Curses ran through my mind (all dedicated to the 'old teaching' and the men of this country, that country, every country — men who think they are and should always be in control) as I typed my thoughts and published them on Facebook. In it I expressed my agreement to prevent impulsive, unnecessary splurge when done correctly. In my opinion, the husband's false pretense is gross. What he should have done, however, was to let his wife look at twenty thousand frying pans if she wanted to because it is her privilege. Instead of treating her like his tail, he should have stayed beside her all while reminding her of the necessity. Images of my parents ran through my mind; my father's hand pulling my arm firmly to prevent me from buying the food I wanted, my father's hand dominantly placed on my mother's back as he firmly said, in that typical bossy tone of his, "we are going home, now." It's worse to know that the reason some men do that is because what we do goes against what they like.
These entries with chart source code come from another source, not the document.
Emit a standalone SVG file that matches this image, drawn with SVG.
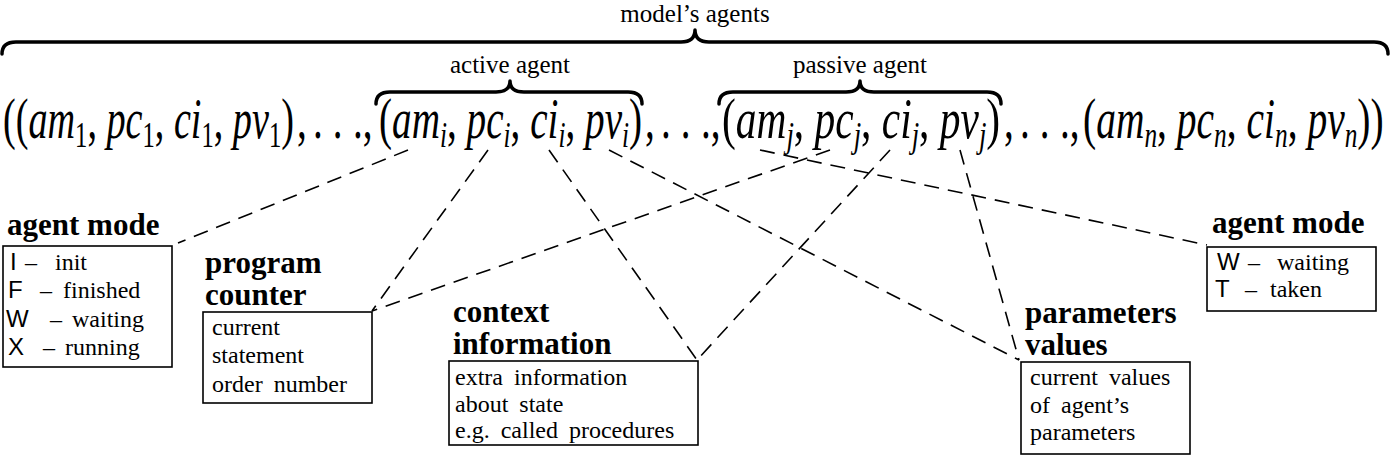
<svg xmlns="http://www.w3.org/2000/svg" width="1390" height="456" viewBox="0 0 1390 456">
<style>
.m { font-family: "Liberation Serif", serif; font-size: 56px; fill: #000; }
.it { font-style: italic; }
.sb { font-size: 36px; }
.lbl { font-family: "Liberation Serif", serif; font-size: 25px; fill: #000; }
.ttl { font-family: "Liberation Serif", serif; font-size: 31px; font-weight: bold; fill: #000; }
.bx { font-family: "Liberation Serif", serif; font-size: 24px; word-spacing: 5px; fill: #000; }
.sans { font-family: "Liberation Sans", sans-serif; }
.box { fill: #fff; stroke: #000; stroke-width: 1.6; }
.dash { stroke: #000; stroke-width: 1.6; stroke-dasharray: 15 9; fill: none; }
.brace { fill: none; stroke: #000; stroke-width: 3.5; stroke-linejoin: round; stroke-linecap: round; }
</style>
<rect width="1390" height="456" fill="#fff"/>

<g id="connectors">
  <line class="dash" x1="408" y1="150" x2="178" y2="243"/>
  <line class="dash" x1="488" y1="150" x2="372" y2="311"/>
  <line class="dash" x1="549" y1="150" x2="697" y2="360"/>
  <line class="dash" x1="609" y1="150" x2="1019" y2="360"/>
  <line class="dash" x1="760" y1="150" x2="1207" y2="245"/>
  <line class="dash" x1="830" y1="150" x2="372" y2="311"/>
  <line class="dash" x1="890" y1="150" x2="697" y2="360"/>
  <line class="dash" x1="960" y1="150" x2="1019" y2="360"/>
</g>

<g id="model-agents">
  <path class="brace" d="M2,54 Q2,42 16,42 L681,42 Q695,42 695,30 Q695,42 709,42 L1374,42 Q1388,42 1388,54"/>
  <text class="lbl" x="695" y="22" text-anchor="middle">model’s agents</text>
</g>
<g id="active-agent">
  <path class="brace" d="M376,104 Q376,92 390,92 L496,92 Q510,92 510,81 Q510,92 524,92 L628,92 Q642,92 642,104"/>
  <text class="lbl" x="510" y="73" text-anchor="middle">active agent</text>
</g>
<g id="passive-agent">
  <path class="brace" d="M719,104 Q719,92 733,92 L846,92 Q860,92 860,81 Q860,92 874,92 L987,92 Q1001,92 1001,104"/>
  <text class="lbl" x="860" y="73" text-anchor="middle">passive agent</text>
</g>

<g id="formula">
  <text class="m" transform="translate(3,138) scale(0.682,1)">((<tspan class="it">am</tspan><tspan class="sb" dy="9">1</tspan><tspan dy="-9">, </tspan><tspan class="it">pc</tspan><tspan class="sb" dy="9">1</tspan><tspan dy="-9">, </tspan><tspan class="it">ci</tspan><tspan class="sb" dy="9">1</tspan><tspan dy="-9">, </tspan><tspan class="it">pv</tspan><tspan class="sb" dy="9">1</tspan><tspan dy="-9">)</tspan></text>
  <text class="m" transform="translate(297,138) scale(0.7,1)" x="0 23 51 80 94" y="0">,...,</text>
  <text class="m" transform="translate(379,138) scale(0.70,1)">(<tspan class="it">am</tspan><tspan class="sb it" dy="9">i</tspan><tspan dy="-9">, </tspan><tspan class="it">pc</tspan><tspan class="sb it" dy="9">i</tspan><tspan dy="-9">, </tspan><tspan class="it">ci</tspan><tspan class="sb it" dy="9">i</tspan><tspan dy="-9">, </tspan><tspan class="it">pv</tspan><tspan class="sb it" dy="9">i</tspan><tspan dy="-9">)</tspan></text>
  <text class="m" transform="translate(645,138) scale(0.7,1)" x="0 23 51 80 94" y="0">,...,</text>
  <text class="m" transform="translate(722,138) scale(0.74,1)">(<tspan class="it">am</tspan><tspan class="sb it" dy="9">j</tspan><tspan dy="-9">, </tspan><tspan class="it">pc</tspan><tspan class="sb it" dy="9">j</tspan><tspan dy="-9">, </tspan><tspan class="it">ci</tspan><tspan class="sb it" dy="9">j</tspan><tspan dy="-9">, </tspan><tspan class="it">pv</tspan><tspan class="sb it" dy="9">j</tspan><tspan dy="-9">)</tspan></text>
  <text class="m" transform="translate(1004,138) scale(0.7,1)" x="0 23 51 80 94" y="0">,...,</text>
  <text class="m" transform="translate(1083,138) scale(0.705,1)">(<tspan class="it">am</tspan><tspan class="sb it" dy="9">n</tspan><tspan dy="-9">, </tspan><tspan class="it">pc</tspan><tspan class="sb it" dy="9">n</tspan><tspan dy="-9">, </tspan><tspan class="it">ci</tspan><tspan class="sb it" dy="9">n</tspan><tspan dy="-9">, </tspan><tspan class="it">pv</tspan><tspan class="sb it" dy="9">n</tspan><tspan dy="-9">))</tspan></text>
</g>

<g id="agent-mode-active">
  <text class="ttl" x="7" y="235">agent mode</text>
  <rect class="box" x="3" y="246" width="169" height="121"/>
  <text class="bx" y="270"><tspan class="sans" x="10">I</tspan><tspan x="25">–</tspan><tspan x="55">init</tspan></text>
  <text class="bx" y="298"><tspan class="sans" x="8">F</tspan><tspan x="40">–</tspan><tspan x="63">finished</tspan></text>
  <text class="bx" y="327"><tspan class="sans" x="6">W</tspan><tspan x="50">–</tspan><tspan x="72">waiting</tspan></text>
  <text class="bx" y="355"><tspan class="sans" x="8">X</tspan><tspan x="43">–</tspan><tspan x="65">running</tspan></text>
</g>

<g id="program-counter">
  <text class="ttl" x="205" y="273">program</text>
  <text class="ttl" x="205" y="305">counter</text>
  <rect class="box" x="203" y="312" width="169" height="91"/>
  <text class="bx" x="212" y="335">current</text>
  <text class="bx" x="212" y="363">statement</text>
  <text class="bx" x="212" y="392">order number</text>
</g>

<g id="context-information">
  <text class="ttl" x="453" y="322">context</text>
  <text class="ttl" x="453" y="354">information</text>
  <rect class="box" x="449" y="361" width="249" height="84"/>
  <text class="bx" x="455" y="385">extra information</text>
  <text class="bx" x="455" y="412">about state</text>
  <text class="bx" x="455" y="438">e.g. called procedures</text>
</g>

<g id="parameters-values">
  <text class="ttl" x="1025" y="323">parameters</text>
  <text class="ttl" x="1025" y="355">values</text>
  <rect class="box" x="1021" y="362" width="169" height="92"/>
  <text class="bx" x="1030" y="385">current values</text>
  <text class="bx" x="1030" y="413">of agent’s</text>
  <text class="bx" x="1030" y="440">parameters</text>
</g>

<g id="agent-mode-passive">
  <text class="ttl" x="1212" y="233">agent mode</text>
  <rect class="box" x="1207" y="247" width="169" height="64"/>
  <text class="bx" y="270"><tspan class="sans" x="1217">W</tspan><tspan x="1248">–</tspan><tspan x="1277">waiting</tspan></text>
  <text class="bx" y="297"><tspan class="sans" x="1215">T</tspan><tspan x="1245">–</tspan><tspan x="1270">taken</tspan></text>
</g>
</svg>
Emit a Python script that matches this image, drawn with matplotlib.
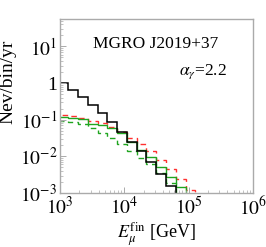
import matplotlib
matplotlib.use("Agg")
import matplotlib.pyplot as plt
import numpy as np
from matplotlib.ticker import FixedLocator, LogLocator, NullFormatter

plt.rcParams["font.family"] = ["Liberation Serif", "DejaVu Serif"]
plt.rcParams["mathtext.fontset"] = "stix"

# bin edges in GeV (log spaced)
EDGES = [950, 1340, 1900, 2700, 3840, 5450, 7730, 10960, 15560, 22080,
         31330, 44460, 63100, 89540, 127060, 180300]

# events per bin per year
BLACK = [1.0, 0.65, 0.42, 0.255, 0.15, 0.084, 0.045, 0.024, 0.0136, 0.0069,
         0.0033, 0.00157, 0.0006]
GREEN = [0.119, 0.110, 0.103, 0.0785, 0.072, 0.058, 0.043, 0.025, 0.0149,
         0.0099, 0.0051, 0.00265, 0.0015, 0.0006]
GREEN_DASH = [0.093, 0.087, 0.075, 0.058, 0.043, 0.032, 0.0219, 0.0144,
              0.0093, 0.006, 0.0035, 0.0019, 0.0008]
RED_DASH = [0.135, 0.125, 0.112, 0.094, 0.080, 0.062, 0.047, 0.031, 0.0219,
            0.0138, 0.0082, 0.0044, 0.00234, 0.0012, 0.0005]

GRID = "#aaaaaa"
RED = "#ff3030"
GRN = "#1fa51f"

fig = plt.figure(figsize=(2.66, 2.47), dpi=100)
ax = fig.add_axes([0.2256, 0.2186, 0.7254, 0.7044])

ax.stairs(RED_DASH, EDGES[:len(RED_DASH) + 1], color=RED, lw=1.0,
          linestyle=(0, (4, 3)))
ax.stairs(GREEN_DASH, EDGES[:len(GREEN_DASH) + 1], color=GRN, lw=1.0,
          linestyle=(0, (4, 3)))
ax.stairs(GREEN, EDGES[:len(GREEN) + 1], color=GRN, lw=1.0)
ax.stairs(BLACK, EDGES[:len(BLACK) + 1], color="black", lw=1.1)

ax.set_xscale("log")
ax.set_yscale("log")
ax.set_xlim(1e3, 1e6)
ax.set_ylim(1e-3, 56)

ax.xaxis.set_major_locator(FixedLocator([1e3, 1e4, 1e5, 1e6]))
ax.set_xticklabels([r"$10^3$", r"$10^4$", r"$10^5$", r"$10^6$"])
ax.xaxis.set_minor_locator(LogLocator(base=10, subs=np.arange(2, 10)))
ax.xaxis.set_minor_formatter(NullFormatter())
ax.yaxis.set_major_locator(FixedLocator([1e-3, 1e-2, 1e-1, 1, 10]))
ax.set_yticklabels([r"$10^{-3}$", r"$10^{-2}$", r"$10^{-1}$", "1", r"$10^1$"])
ax.yaxis.set_minor_locator(LogLocator(base=10, subs=np.arange(2, 10)))
ax.yaxis.set_minor_formatter(NullFormatter())

for s in ax.spines.values():
    s.set_color(GRID)
    s.set_linewidth(1.0)
ax.tick_params(which="both", direction="in", color=GRID, labelsize=14,
               top=False, right=False, pad=2)
ax.tick_params(which="major", length=4, width=0.7)
ax.tick_params(which="minor", length=2, width=0.5)

ax.set_xlabel(r"$E_\mu^{\rm fin}$ [GeV]", fontsize=13, labelpad=1)
ax.set_ylabel("Nev/bin/yr", fontsize=14)
ax.yaxis.set_label_coords(-0.225, 0.64)

ax.text(0.82, 0.855, "MGRO J2019+37", transform=ax.transAxes, fontsize=12.5,
        ha="right", va="center")
ax.text(0.865, 0.70, r"$\alpha_\gamma$=2.2", transform=ax.transAxes,
        fontsize=12.5, ha="right", va="center")

fig.savefig("out.png", dpi=100)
Their ego is a parasitic, dominant bitch.

The systemic pandemonium we grew up knowing is on fire and the sky is painted in venomous smoke we are programmed to inhale. We are fighters pinned by the oppression birthed from the ego of men. They snipped our wings, clipped our eyes and expect us to sit still, quiet as a doll. But we all know that's bullshit. Because when they think they have won and controlled us, we will stand up and we will march. We will tell them who we are and what we are — a combustion of roaring flame they cannot control.

disclaimer — i am in no way claiming that all men behave this way and i don't think the #NotAll hashtag is necessary at all. i'm pretty sure it is widely understandable that not every person is the same; one can be a douche jack-and-whiskey-ass, the other can be a whole different story. also, i would also like to clarify that i understand another situation where time is running out and one person has to remind the other by saying, "come on let's go (we don't have much time!)" but this is totally not what this post (or that fb post, as of matter) was about. i would love to hear about your take on this matter but be mature about it and avoid ad hominem arguments, thank you.